Professor Willem Buiter and Professor Charles Goodhart are two former members of the Monetary Policy Committee.
They told me they were in no doubt that rates would move eventually to zero or not far above it.
But they both highlighted the danger of a slump in the value of sterling.
The pound has fallen significantly since the summer as foreign investors reappraised the prospects for the British economy.
On a trade-weighted basis, it now stands at its lowest level since 1996.
Higher levels of household debt than in many other industrialised nations started to ring alarm bells.
The UK is perceived as more risky than many competitor economies.

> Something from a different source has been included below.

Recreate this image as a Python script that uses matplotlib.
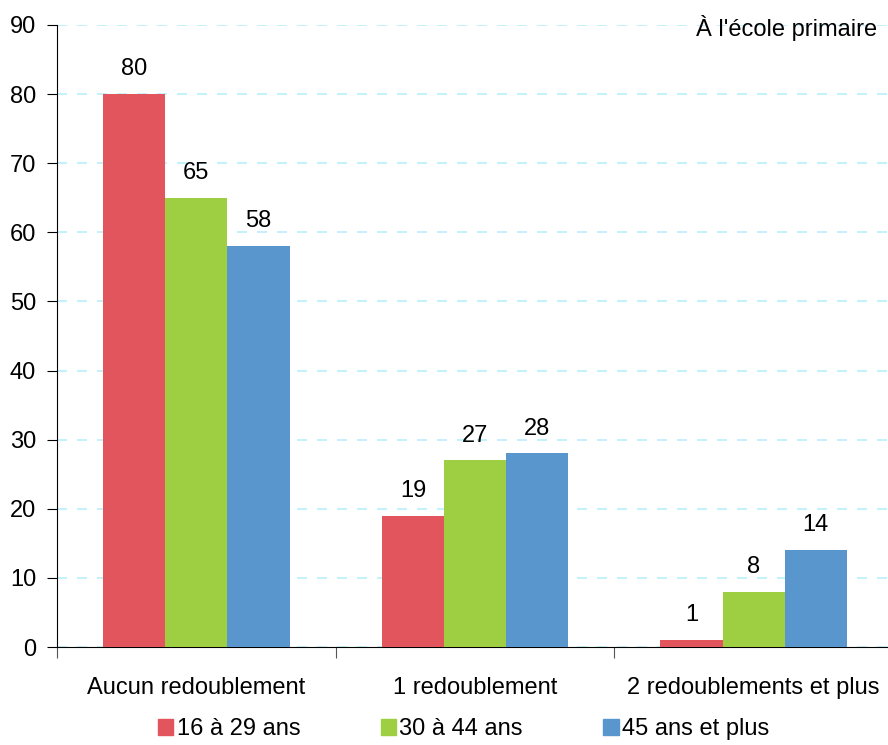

Sterling did pick up a little after the rate decision, but only from new lows reached this morning.
It is a delicate balancing act.
If the Bank of England moves too aggressively on interest rates, confidence in the currency could be further undermined.
If the UK central bank was seen to be reducing the cost of borrowing more rapidly than others, incentives to hold sterling might be further diminished.
However, the fall in the pound has boosted the prospect of a rebalancing of the economy away from imports towards export-led growth.
But if an orderly decline turned into a currency rout, that would be a nightmare for the authorities.
Professors Buiter and Goodhart agree that big cuts in rates are necessary.
But they warn that currency fears may restrain the Bank just when restraint may be the least advisable option.
Right now the cost of borrowing, at 2%, is the lowest since 1951.
A further cut would take it to levels unseen since the Bank of England was founded in 1694.